**Exercise brief**
Extract the lines up to and including the one that contains "from matplotlib.patches import Rectangle", starting with the first line of the entries below, and omit the pictures.
_ _ _ _ _
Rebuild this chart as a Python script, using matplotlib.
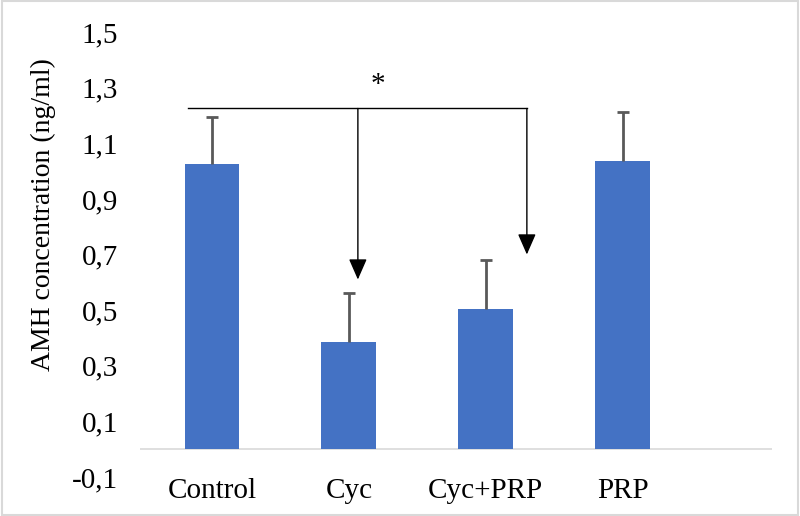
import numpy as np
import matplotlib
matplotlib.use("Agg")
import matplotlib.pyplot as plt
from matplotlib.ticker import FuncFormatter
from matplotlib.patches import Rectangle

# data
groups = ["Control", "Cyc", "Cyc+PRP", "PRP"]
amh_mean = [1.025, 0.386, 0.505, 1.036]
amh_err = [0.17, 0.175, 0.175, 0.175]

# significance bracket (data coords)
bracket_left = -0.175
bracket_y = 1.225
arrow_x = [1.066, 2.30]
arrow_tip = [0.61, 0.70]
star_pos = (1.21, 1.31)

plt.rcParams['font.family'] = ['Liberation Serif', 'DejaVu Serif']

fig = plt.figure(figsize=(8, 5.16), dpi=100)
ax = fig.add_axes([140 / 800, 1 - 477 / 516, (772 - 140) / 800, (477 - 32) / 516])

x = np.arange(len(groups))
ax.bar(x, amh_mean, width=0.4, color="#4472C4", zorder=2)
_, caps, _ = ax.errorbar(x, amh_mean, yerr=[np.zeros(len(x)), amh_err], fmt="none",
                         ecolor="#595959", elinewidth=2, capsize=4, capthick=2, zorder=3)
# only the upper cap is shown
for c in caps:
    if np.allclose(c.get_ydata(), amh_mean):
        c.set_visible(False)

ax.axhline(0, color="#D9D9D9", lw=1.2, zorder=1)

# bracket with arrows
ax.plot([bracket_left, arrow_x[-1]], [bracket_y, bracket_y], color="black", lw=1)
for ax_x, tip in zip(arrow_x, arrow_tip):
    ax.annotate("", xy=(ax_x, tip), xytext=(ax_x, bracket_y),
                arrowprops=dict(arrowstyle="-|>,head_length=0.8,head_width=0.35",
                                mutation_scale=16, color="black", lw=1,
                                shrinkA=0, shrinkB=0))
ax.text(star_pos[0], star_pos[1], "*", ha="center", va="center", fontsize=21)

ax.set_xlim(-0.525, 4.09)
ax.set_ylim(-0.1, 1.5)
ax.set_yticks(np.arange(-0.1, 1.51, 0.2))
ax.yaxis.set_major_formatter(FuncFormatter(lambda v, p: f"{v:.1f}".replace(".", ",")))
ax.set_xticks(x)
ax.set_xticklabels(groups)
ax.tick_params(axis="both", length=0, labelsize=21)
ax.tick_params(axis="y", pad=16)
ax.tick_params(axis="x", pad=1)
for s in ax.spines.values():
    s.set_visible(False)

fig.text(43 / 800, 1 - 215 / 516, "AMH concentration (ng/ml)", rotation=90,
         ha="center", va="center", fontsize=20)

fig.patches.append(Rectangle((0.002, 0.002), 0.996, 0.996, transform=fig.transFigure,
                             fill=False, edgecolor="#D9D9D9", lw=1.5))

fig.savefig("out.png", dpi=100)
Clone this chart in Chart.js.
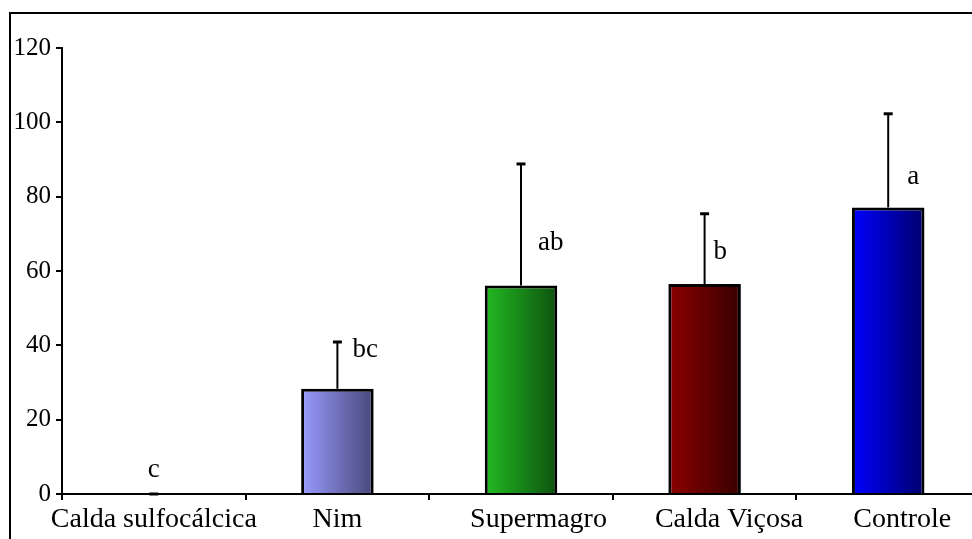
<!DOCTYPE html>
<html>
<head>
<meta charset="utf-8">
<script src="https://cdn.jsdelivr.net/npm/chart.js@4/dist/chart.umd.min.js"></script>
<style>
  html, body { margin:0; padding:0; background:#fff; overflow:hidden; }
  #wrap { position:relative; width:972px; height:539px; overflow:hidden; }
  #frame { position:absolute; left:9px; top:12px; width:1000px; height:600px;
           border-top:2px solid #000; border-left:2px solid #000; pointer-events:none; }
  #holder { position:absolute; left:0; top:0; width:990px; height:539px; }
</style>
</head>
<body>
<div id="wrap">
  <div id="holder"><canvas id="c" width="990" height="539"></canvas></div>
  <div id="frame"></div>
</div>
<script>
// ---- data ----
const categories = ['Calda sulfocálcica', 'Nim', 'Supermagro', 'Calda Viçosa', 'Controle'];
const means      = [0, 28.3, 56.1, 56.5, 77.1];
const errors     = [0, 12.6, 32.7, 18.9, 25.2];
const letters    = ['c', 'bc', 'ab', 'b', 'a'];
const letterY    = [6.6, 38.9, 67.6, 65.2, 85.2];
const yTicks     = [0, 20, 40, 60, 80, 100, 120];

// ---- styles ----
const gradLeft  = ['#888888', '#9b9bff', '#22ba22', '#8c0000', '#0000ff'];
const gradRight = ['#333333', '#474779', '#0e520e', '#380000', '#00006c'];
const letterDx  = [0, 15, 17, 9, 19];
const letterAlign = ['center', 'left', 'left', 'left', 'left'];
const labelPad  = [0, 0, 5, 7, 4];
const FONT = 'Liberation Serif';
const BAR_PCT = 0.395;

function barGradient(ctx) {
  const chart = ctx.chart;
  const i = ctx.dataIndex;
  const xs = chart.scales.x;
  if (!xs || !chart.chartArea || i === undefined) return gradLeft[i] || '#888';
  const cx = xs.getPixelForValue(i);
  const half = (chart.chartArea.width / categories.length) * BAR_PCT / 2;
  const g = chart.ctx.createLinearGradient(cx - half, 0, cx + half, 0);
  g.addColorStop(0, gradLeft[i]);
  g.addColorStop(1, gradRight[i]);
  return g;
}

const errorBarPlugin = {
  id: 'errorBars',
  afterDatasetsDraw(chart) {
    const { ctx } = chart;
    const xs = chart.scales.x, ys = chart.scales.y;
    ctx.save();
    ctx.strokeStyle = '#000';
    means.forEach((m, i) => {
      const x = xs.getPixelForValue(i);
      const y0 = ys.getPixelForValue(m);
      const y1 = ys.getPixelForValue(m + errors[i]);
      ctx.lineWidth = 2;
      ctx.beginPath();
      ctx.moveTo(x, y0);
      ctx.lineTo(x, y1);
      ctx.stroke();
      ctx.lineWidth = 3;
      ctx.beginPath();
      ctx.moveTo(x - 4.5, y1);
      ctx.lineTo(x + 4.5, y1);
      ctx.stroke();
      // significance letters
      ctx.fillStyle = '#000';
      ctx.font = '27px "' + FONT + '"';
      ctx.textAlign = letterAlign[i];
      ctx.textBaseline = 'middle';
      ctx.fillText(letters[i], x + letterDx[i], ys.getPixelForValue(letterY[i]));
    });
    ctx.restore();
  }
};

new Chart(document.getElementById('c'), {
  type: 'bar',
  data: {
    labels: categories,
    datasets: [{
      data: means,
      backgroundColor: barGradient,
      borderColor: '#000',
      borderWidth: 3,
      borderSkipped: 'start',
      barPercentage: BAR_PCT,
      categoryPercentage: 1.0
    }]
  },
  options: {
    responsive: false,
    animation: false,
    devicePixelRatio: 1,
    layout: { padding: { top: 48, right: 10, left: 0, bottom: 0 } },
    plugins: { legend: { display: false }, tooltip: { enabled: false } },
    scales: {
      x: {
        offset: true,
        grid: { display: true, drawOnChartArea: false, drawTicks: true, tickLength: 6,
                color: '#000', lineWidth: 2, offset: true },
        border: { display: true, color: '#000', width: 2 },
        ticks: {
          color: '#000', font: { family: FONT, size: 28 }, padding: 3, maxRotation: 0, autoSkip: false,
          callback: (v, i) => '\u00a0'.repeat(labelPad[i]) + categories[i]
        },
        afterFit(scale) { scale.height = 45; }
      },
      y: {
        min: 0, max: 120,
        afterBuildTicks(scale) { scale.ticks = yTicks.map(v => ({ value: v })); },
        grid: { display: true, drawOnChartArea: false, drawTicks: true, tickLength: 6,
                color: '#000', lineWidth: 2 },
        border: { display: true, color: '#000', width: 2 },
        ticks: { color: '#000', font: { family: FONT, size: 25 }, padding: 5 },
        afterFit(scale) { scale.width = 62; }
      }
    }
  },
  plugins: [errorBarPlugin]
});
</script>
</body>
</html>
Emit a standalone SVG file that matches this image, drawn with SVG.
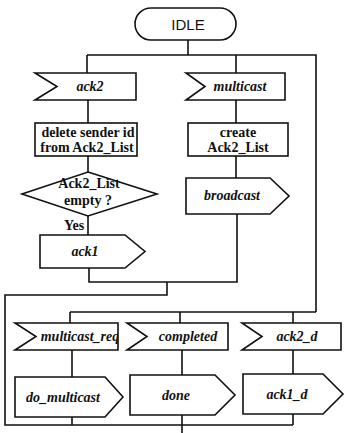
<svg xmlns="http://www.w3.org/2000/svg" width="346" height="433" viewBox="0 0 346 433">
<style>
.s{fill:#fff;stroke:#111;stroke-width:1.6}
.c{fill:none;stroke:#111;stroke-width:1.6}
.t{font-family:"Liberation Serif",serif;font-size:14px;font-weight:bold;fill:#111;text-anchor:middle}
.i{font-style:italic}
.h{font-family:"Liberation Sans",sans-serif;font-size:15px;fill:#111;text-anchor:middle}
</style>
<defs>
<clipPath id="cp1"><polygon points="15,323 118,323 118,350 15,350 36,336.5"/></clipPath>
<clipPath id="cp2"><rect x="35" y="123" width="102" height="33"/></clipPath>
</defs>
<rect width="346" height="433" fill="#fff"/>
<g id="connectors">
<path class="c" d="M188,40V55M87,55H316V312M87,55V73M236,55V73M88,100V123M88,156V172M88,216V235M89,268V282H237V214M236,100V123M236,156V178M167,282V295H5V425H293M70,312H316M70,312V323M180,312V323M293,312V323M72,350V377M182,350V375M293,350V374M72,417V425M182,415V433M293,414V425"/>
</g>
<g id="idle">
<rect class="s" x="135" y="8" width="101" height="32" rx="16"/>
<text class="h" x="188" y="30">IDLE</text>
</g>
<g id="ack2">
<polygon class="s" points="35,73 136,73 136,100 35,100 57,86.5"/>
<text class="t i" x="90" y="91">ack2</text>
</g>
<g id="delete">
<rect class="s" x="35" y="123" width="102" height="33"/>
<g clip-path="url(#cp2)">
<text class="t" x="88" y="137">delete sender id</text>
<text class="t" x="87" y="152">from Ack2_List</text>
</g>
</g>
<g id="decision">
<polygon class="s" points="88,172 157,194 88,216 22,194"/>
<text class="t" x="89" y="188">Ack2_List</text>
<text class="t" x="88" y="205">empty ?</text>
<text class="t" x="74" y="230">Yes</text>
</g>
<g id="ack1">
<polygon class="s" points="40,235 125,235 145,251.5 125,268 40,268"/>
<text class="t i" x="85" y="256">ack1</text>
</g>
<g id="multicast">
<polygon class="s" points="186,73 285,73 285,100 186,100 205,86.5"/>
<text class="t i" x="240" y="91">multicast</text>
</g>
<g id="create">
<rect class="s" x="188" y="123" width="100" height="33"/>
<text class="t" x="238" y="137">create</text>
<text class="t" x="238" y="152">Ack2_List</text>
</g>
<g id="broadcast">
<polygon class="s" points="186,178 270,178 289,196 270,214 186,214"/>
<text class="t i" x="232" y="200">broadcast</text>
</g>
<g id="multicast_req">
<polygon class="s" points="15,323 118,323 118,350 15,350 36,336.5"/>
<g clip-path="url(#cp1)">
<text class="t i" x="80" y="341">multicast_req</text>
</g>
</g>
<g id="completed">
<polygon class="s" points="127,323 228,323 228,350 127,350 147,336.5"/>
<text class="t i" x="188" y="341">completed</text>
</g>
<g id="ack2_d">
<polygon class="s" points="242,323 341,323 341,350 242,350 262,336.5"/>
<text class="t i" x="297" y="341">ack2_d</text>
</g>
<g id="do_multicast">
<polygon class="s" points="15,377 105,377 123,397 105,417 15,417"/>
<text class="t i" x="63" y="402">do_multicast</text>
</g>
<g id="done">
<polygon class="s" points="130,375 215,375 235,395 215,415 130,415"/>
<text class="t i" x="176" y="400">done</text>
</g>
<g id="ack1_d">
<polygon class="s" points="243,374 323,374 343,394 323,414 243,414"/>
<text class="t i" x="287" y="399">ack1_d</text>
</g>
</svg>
_ _ _ _ _
**Solution to this exercise**
Rebuild this chart as a Python script, using matplotlib.
import numpy as np
import matplotlib
matplotlib.use("Agg")
import matplotlib.pyplot as plt
from matplotlib.ticker import FuncFormatter
from matplotlib.patches import Rectangle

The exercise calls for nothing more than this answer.